The 52 per cent pass rate this autumn reversed the recent upward trend in Newspaper Practice exams: 68 per cent in April 2005, 61 per cent in October 04 and 59 per cent in April 04. It’s too early to explain this but clues must lie in the mandatory media law question worth 50 marks. They had a choice from two.

One was about a chicken farmer who had supplied information to a newspaper, the Freedom of Information Act and the Poultry Board drawing up confidential guidelines for a potential outbreak of Avian Flu. In overwhelming numbers candidates gave this the bird. The rest opted to unravel the contempt and defamation dangers in a police appeal for help in tracing a named suspect.

Several guaranteed failure by confusing defamation and contempt.
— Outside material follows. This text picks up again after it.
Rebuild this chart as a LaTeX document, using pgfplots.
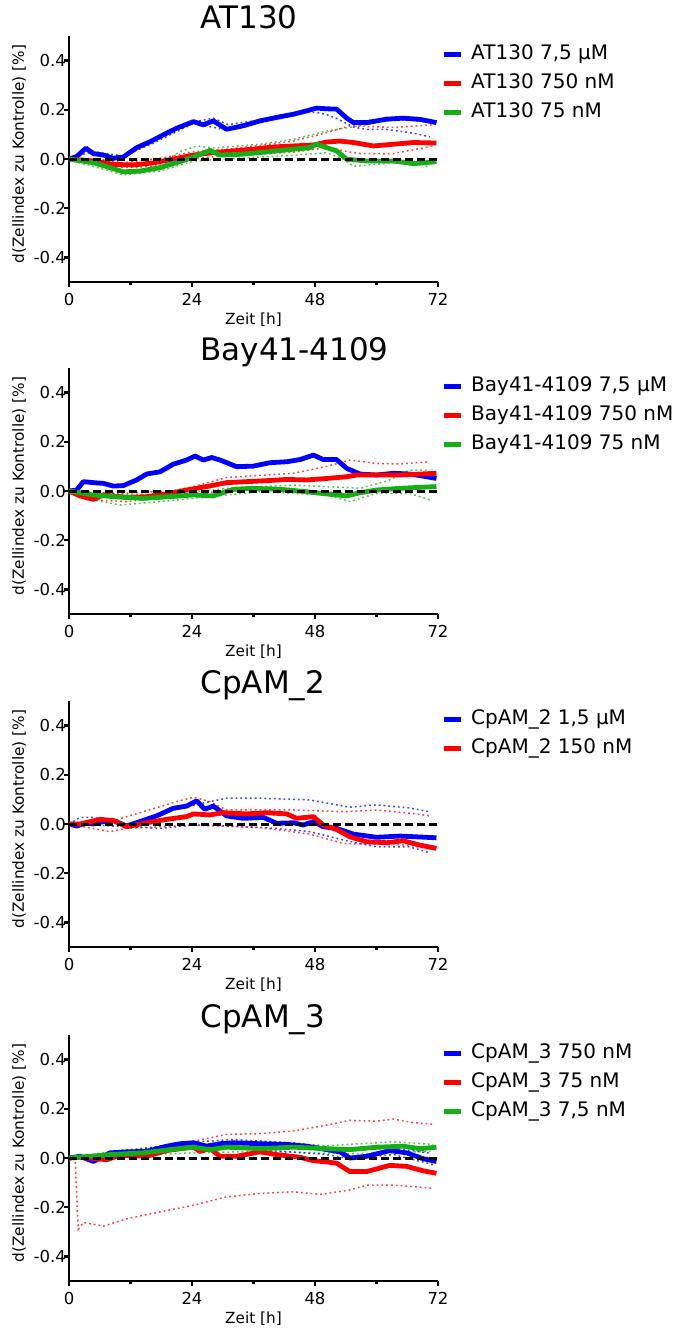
\documentclass[border=0pt]{standalone}
\usepackage{pgfplots}
\pgfplotsset{compat=1.18}
\usepackage{fontspec}
\setmainfont{DejaVu Sans}

\definecolor{cb}{RGB}{0,0,255}
\definecolor{cr}{RGB}{255,0,0}
\definecolor{cg}{RGB}{20,175,20}

\pgfplotsset{
  panel/.style={
    width=369pt, height=246pt, scale only axis,
    xmin=0, xmax=72, ymin=-0.5, ymax=0.5,
    axis lines=left,
    axis line style={-, line width=2.8pt, black},
    xtick={0,24,48,72}, minor xtick={12,36,60},
    ytick={-0.4,-0.2,0,0.2,0.4},
    yticklabels={-0.4,-0.2,0.0,0.2,0.4},
    tick align=outside,
    major tick length=5pt, minor tick length=3pt,
    every tick/.style={line width=2.5pt, black},
    /pgf/number format/assume math mode=true,
    tick label style={font=\fontsize{16.5}{18}\selectfont},
    yticklabel style={inner sep=0pt, xshift=2pt},
    xticklabel style={inner sep=1pt, yshift=-5pt},
    xlabel={Zeit [h]},
    ylabel={d(Zellindex zu Kontrolle) [\%]},
    label style={font=\fontsize{15.3}{17}\selectfont},
    xlabel style={at={(axis description cs:0.5,0)}, anchor=center, yshift=-38pt},
    ylabel style={at={(axis description cs:-0.135,0.52)}, anchor=center},
    title style={at={(0.347,1)}, anchor=base west, yshift=2pt,
                 font=\fontsize{31}{33}\selectfont},
    clip=false,
    legend style={at={(1,1)}, anchor=north west, xshift=3pt, yshift=-8pt,
      draw=none, fill=none, inner sep=0pt, row sep=9pt,
      font=\fontsize{20}{22}\selectfont,
      nodes={inner sep=0pt, text height=15pt, text depth=5pt},
      /tikz/every odd column/.append style={column sep=8pt}},
    legend cell align=left,
    legend image code/.code={\draw[line width=5pt] (0pt,0pt) -- (17pt,0pt);},
  },
  mean/.style={line width=4.8pt, line join=round},
  sd/.style={line width=1.5pt, dash pattern=on 1.8pt off 3pt, opacity=0.75, forget plot},
  zero/.style={black, line width=3pt, dash pattern=on 8pt off 4pt, forget plot},
}

\begin{document}
\begin{tikzpicture}
\path[use as bounding box] (0,0) rectangle (678pt,-1328pt);

% ---------------- AT130
\begin{axis}[panel, at={(69pt,-282pt)}, anchor=south west, title={AT130}]
\addplot[sd, cb] coordinates {(0,0.005) (4.75,0.03) (10.6,0.012) (18.4,0.1) (24.3,0.15) (28.15,0.166) (31,0.14) (37,0.157) (44,0.184) (48.3,0.207) (52.2,0.205) (55.5,0.15) (62,0.165) (71.7,0.15)};
\addplot[sd, cb] coordinates {(0,-0.005) (8.65,-0.005) (16,0.06) (24.3,0.145) (30.75,0.118) (40,0.16) (46.4,0.19) (48.3,0.19) (50.3,0.18) (52.2,0.165) (55.5,0.13) (58.1,0.12) (62,0.12) (67.2,0.105) (70.4,0.09)};
\addplot[sd, cr] coordinates {(0,0) (4.75,0.0) (10.6,-0.015) (18.4,0.005) (24.3,0.03) (30.75,0.04) (37.25,0.055) (43.8,0.073) (50.3,0.107) (54.8,0.135) (63.3,0.128) (71.1,0.139)};
\addplot[sd, cr] coordinates {(0,-0.005) (6.7,-0.02) (10.6,-0.035) (16.45,-0.03) (24.3,0.0) (30.75,0.015) (37.25,0.02) (43.8,0.028) (48.3,0.04) (50.3,0.05) (54.2,0.03) (56.8,0.022) (63.3,0.022) (71.1,0.053)};
\addplot[sd, cg] coordinates {(0,0) (8.65,-0.02) (13.2,-0.035) (18.4,-0.01) (21.65,0.03) (24.9,0.053) (28.15,0.045) (37.25,0.06) (43.8,0.08) (50.3,0.114) (56.8,0.135) (63.3,0.16) (67.2,0.158) (71.1,0.145)};
\addplot[sd, cg] coordinates {(0,-0.005) (4.75,-0.03) (10.6,-0.065) (17.75,-0.049) (24.3,-0.008) (30.75,0.0) (37.25,0.008) (43.8,0.015) (50.3,0.026) (53.5,0.0) (55.5,-0.03) (58.1,-0.025) (63.3,-0.015) (68.5,-0.02) (70.4,-0.035)};
\addplot[mean, cb] coordinates {(0,0) (1.5,0.01) (3.3,0.044) (4.75,0.022) (6.7,0.016) (8.65,0.003) (10.6,0.008) (13.2,0.046) (15.8,0.07) (18.4,0.098) (21,0.125) (24.3,0.152) (26.2,0.139) (28.15,0.155) (30.75,0.121) (34,0.135) (37.25,0.155) (40.5,0.169) (43.8,0.182) (46.4,0.196) (48.3,0.207) (50.3,0.204) (52.2,0.203) (54.2,0.166) (55.5,0.148) (58.1,0.148) (62,0.162) (65.2,0.166) (68.5,0.161) (71.7,0.148)};
\addplot[mean, cr] coordinates {(0,0) (4.75,-0.008) (8.65,-0.022) (12.55,-0.024) (16.45,-0.016) (20.35,0) (24.3,0.016) (28.15,0.026) (32.05,0.033) (35.95,0.04) (39.9,0.049) (43.8,0.053) (47.7,0.057) (50.3,0.069) (52.9,0.073) (55.5,0.067) (59.4,0.053) (63.3,0.06) (67.2,0.067) (71.7,0.065)};
\addplot[mean, cg] coordinates {(0,0) (4.75,-0.015) (8,-0.035) (10.6,-0.052) (13.85,-0.049) (17.75,-0.035) (21,-0.015) (24.3,0.008) (27.5,0.035) (29.45,0.016) (33.4,0.019) (37.25,0.026) (40.5,0.033) (43.8,0.04) (47,0.046) (48.3,0.06) (50.3,0.046) (52.2,0.033) (54.2,-0.001) (58.1,-0.008) (63.3,-0.008) (67.2,-0.019) (71.7,-0.011)};
\addplot[zero] coordinates {(0,0) (72,0)};
\legend{{AT130 7,5 µM}, {AT130 750 nM}, {AT130 75 nM}}
\end{axis}

% ---------------- Bay41-4109
\begin{axis}[panel, at={(69pt,-614pt)}, anchor=south west, title={Bay41-4109}]
\addplot[sd, cr] coordinates {(0,0) (10,-0.01) (20,0.0) (24.3,0.018) (30.75,0.055) (43.8,0.072) (50.3,0.1) (54.8,0.126) (60,0.112) (64.6,0.11) (70.4,0.119)};
\addplot[sd, cr] coordinates {(0,0) (4.75,-0.036) (11.25,-0.043) (24.3,-0.01) (37.25,0.011) (50.3,-0.003) (53.5,-0.007) (63.3,0.011) (70.4,0.02)};
\addplot[sd, cg] coordinates {(0,0) (10,-0.015) (20,-0.015) (30.75,0.011) (43.8,0.024) (56.8,0.011) (62,0.04) (66.5,0.085) (70.4,0.085)};
\addplot[sd, cg] coordinates {(0,0) (4.75,-0.036) (9.95,-0.057) (17.75,-0.043) (27.5,-0.023) (37.25,-0.003) (50.3,-0.016) (54.8,-0.043) (60,-0.01) (66.5,-0.01) (70.4,-0.036)};
\addplot[mean, cb] coordinates {(0,0) (1.5,0.004) (2.8,0.038) (4.75,0.034) (6.7,0.031) (8.65,0.02) (10.6,0.022) (13.2,0.045) (15.15,0.069) (17.75,0.078) (20.35,0.109) (22.95,0.126) (24.6,0.142) (26.2,0.126) (27.85,0.136) (29.45,0.126) (32.7,0.099) (35.95,0.101) (39.2,0.115) (42.5,0.119) (45.1,0.128) (47.7,0.146) (49.6,0.128) (52.2,0.128) (54.2,0.092) (56.8,0.069) (60,0.065) (63.3,0.072) (66.5,0.069) (69.8,0.058) (71.7,0.051)};
\addplot[mean, cr] coordinates {(0,0) (2.15,-0.02) (4.75,-0.034) (6.7,-0.016) (11.25,-0.026) (15.15,-0.023) (19.05,-0.012) (22.95,0.004) (26.85,0.018) (30.75,0.034) (34.65,0.038) (38.55,0.042) (42.5,0.047) (46.4,0.045) (50.3,0.051) (54.2,0.058) (56.1,0.065) (60.7,0.065) (64.6,0.065) (68.5,0.069) (71.7,0.072)};
\addplot[mean, cg] coordinates {(0,0) (4.75,-0.016) (8.65,-0.023) (14.5,-0.03) (19.7,-0.023) (24.3,-0.016) (28.15,-0.02) (32.05,0.007) (35.95,0.011) (41.2,0.007) (46.4,-0.003) (50.3,-0.012) (54.2,-0.02) (56.8,-0.007) (60,0.004) (64.6,0.011) (71.7,0.018)};
\addplot[zero] coordinates {(0,0) (72,0)};
\legend{{Bay41-4109 7,5 µM}, {Bay41-4109 750 nM}, {Bay41-4109 75 nM}}
\end{axis}

% ---------------- CpAM_2
\begin{axis}[panel, at={(69pt,-947pt)}, anchor=south west, title={CpAM\_2}]
\addplot[sd, cb] coordinates {(0,0) (2.15,0.027) (4.75,0.027) (11.25,-0.003) (17.75,0.043) (24.3,0.077) (30.75,0.105) (37.25,0.105) (47,0.098) (54.8,0.068) (60,0.078) (66.5,0.065) (70.4,0.05)};
\addplot[sd, cb] coordinates {(0,0) (4.75,-0.004) (11.25,-0.011) (17.75,-0.018) (24.3,-0.004) (30.75,-0.008) (40.5,-0.018) (47,-0.031) (53.5,-0.065) (60,-0.093) (66.5,-0.093) (70.4,-0.117)};
\addplot[sd, cr] coordinates {(0,0) (7.35,0.005) (21,0.091) (24.3,0.109) (27.5,0.091) (30.75,0.057) (43.8,0.057) (53.5,0.05) (60,0.057) (66.5,0.044) (70.4,0.033)};
\addplot[sd, cr] coordinates {(0,0) (8,-0.031) (11.25,-0.018) (24.3,-0.004) (37.25,-0.014) (47,-0.041) (53.5,-0.079) (60,-0.082) (66.5,-0.086) (70.4,-0.103)};
\addplot[mean, cb] coordinates {(0,0) (1.5,-0.008) (3.45,0.005) (4.75,0) (6.7,0.01) (8.65,0.014) (11.25,-0.008) (13.85,0.01) (17.1,0.033) (20.35,0.064) (22.95,0.073) (24.9,0.094) (26.5,0.06) (28.15,0.073) (30.75,0.033) (34,0.023) (37.9,0.027) (40.5,0.003) (43.8,0.005) (45.7,-0.004) (47.7,0.01) (49.6,-0.011) (52.2,-0.018) (55.5,-0.041) (60,-0.054) (64.6,-0.049) (71.7,-0.056)};
\addplot[mean, cr] coordinates {(0,0) (2.15,0) (6.05,0.019) (8.65,0.014) (11.25,-0.011) (15.15,0.005) (19.05,0.019) (22.95,0.03) (24.3,0.041) (27.5,0.037) (30.1,0.046) (34.65,0.041) (38.55,0.046) (42.5,0.041) (44.4,0.023) (47.7,0.03) (49.6,-0.004) (52.2,-0.022) (54.8,-0.052) (58.1,-0.072) (62,-0.076) (65.2,-0.068) (68.5,-0.086) (71.7,-0.099)};
\addplot[zero] coordinates {(0,0) (72,0)};
\legend{{CpAM\_2 1,5 µM}, {CpAM\_2 150 nM}}
\end{axis}

% ---------------- CpAM_3
\begin{axis}[panel, at={(69pt,-1281pt)}, anchor=south west, title={CpAM\_3}]
\addplot[sd, cr] coordinates {(0,0) (2.15,0.007) (11.25,0.027) (24.3,0.068) (30.75,0.096) (37.25,0.099) (43.8,0.11) (50.3,0.134) (54.8,0.153) (60,0.15) (63.3,0.158) (67.2,0.144) (71.1,0.137)};
\addplot[sd, cr] coordinates {(0,0) (1.2,-0.003) (1.8,-0.29) (2.8,-0.262) (6.7,-0.277) (11.25,-0.247) (17.75,-0.219) (24.3,-0.192) (30.75,-0.158) (37.25,-0.144) (43.8,-0.137) (49,-0.148) (54.8,-0.13) (58.1,-0.11) (63.3,-0.11) (71.1,-0.123)};
\addplot[sd, cg] coordinates {(0,0) (11.25,0.034) (24.3,0.055) (37.25,0.068) (50.3,0.05) (63.3,0.066) (71.1,0.055)};
\addplot[sd, cg] coordinates {(0,0) (11.25,0.01) (24.3,0.021) (37.25,0.027) (54.8,0.017) (71.1,0.027)};
\addplot[sd, cb] coordinates {(0,0) (11.25,0.03) (24.3,0.065) (32.05,0.075) (43.8,0.062) (54.8,0.03) (63.3,0.04) (70.4,0.02)};
\addplot[sd, cb] coordinates {(0,0) (11.25,0.02) (24.3,0.05) (37.25,0.034) (50.3,0.014) (54.8,-0.003) (63.3,0.014) (71.1,-0.027)};
\addplot[mean, cb] coordinates {(0,0) (2.15,0.007) (4.75,-0.014) (8,0.021) (11.25,0.025) (15.15,0.027) (19.05,0.048) (21.65,0.058) (24.3,0.062) (26.85,0.048) (29.45,0.058) (32.05,0.062) (37.25,0.058) (42.5,0.055) (46.4,0.048) (50.3,0.034) (52.9,0.025) (54.8,0) (58.1,0.007) (62.6,0.03) (65.9,0.021) (69.1,-0.003) (71.7,-0.014)};
\addplot[mean, cr] coordinates {(0,0) (2.15,0.003) (7.35,-0.007) (9.95,0.011) (15.15,0.007) (19.05,0.03) (21.65,0.038) (24.3,0.044) (25.55,0.027) (27.5,0.038) (29.45,0.007) (32.7,0.007) (37.25,0.025) (40.5,0.014) (45.1,0.003) (47.7,-0.011) (50.3,-0.016) (52.2,-0.021) (54.8,-0.055) (58.1,-0.055) (62.6,-0.03) (65.9,-0.034) (69.1,-0.052) (71.7,-0.062)};
\addplot[mean, cg] coordinates {(0,0) (8,0.014) (14.5,0.021) (19.7,0.034) (24.3,0.044) (27.5,0.034) (30.75,0.044) (37.25,0.038) (43.8,0.044) (50.3,0.038) (54.8,0.034) (60,0.044) (65.2,0.048) (68.5,0.038) (71.7,0.044)};
\addplot[zero] coordinates {(0,0) (72,0)};
\legend{{CpAM\_3 750 nM}, {CpAM\_3 75 nM}, {CpAM\_3 7,5 nM}}
\end{axis}
\end{tikzpicture}
\end{document}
Others failed to mention qualified privilege and many who did had no idea how the right to reply works. Some laboriously trotted out the four guidelines that would assist a jury in deciding whether the police statement was defamatory seemingly unaware that naming a murder suspect, describing him as dangerous and warning the public not to approach him is defamatory in anyone’s definition.

More heartening is that the Attorney General’s assurance to Parliament in 1981 that newspapers have nothing to fear from contempt prosecutions when publishing police appeals might have been given only yesterday given its wide acclaim from reporters taking this exam.

Candidates had to answer two questions, each worth 25 marks, from the remaining three. One involved a town embroiled in whether to feed the pigeons or not. It was well handled but a second asking for suggestions for starting an environmental page inspired a wooden response. There was a far more imaginative riposte to the head teacher who reinstated giving lines to wayward pupils.

Although the standard was generally competent some candidates’ answers were so brief few marks could be awarded. As this is an open book exam perhaps these candidates had spent too much time on question one trying to find the relevant section in an unfamiliar McNae’s Essential Law for Journalists. Those who know the book well would find where to look quickly. Those who did not should write out 50 times: I must keep reading McNae’s Essential Law.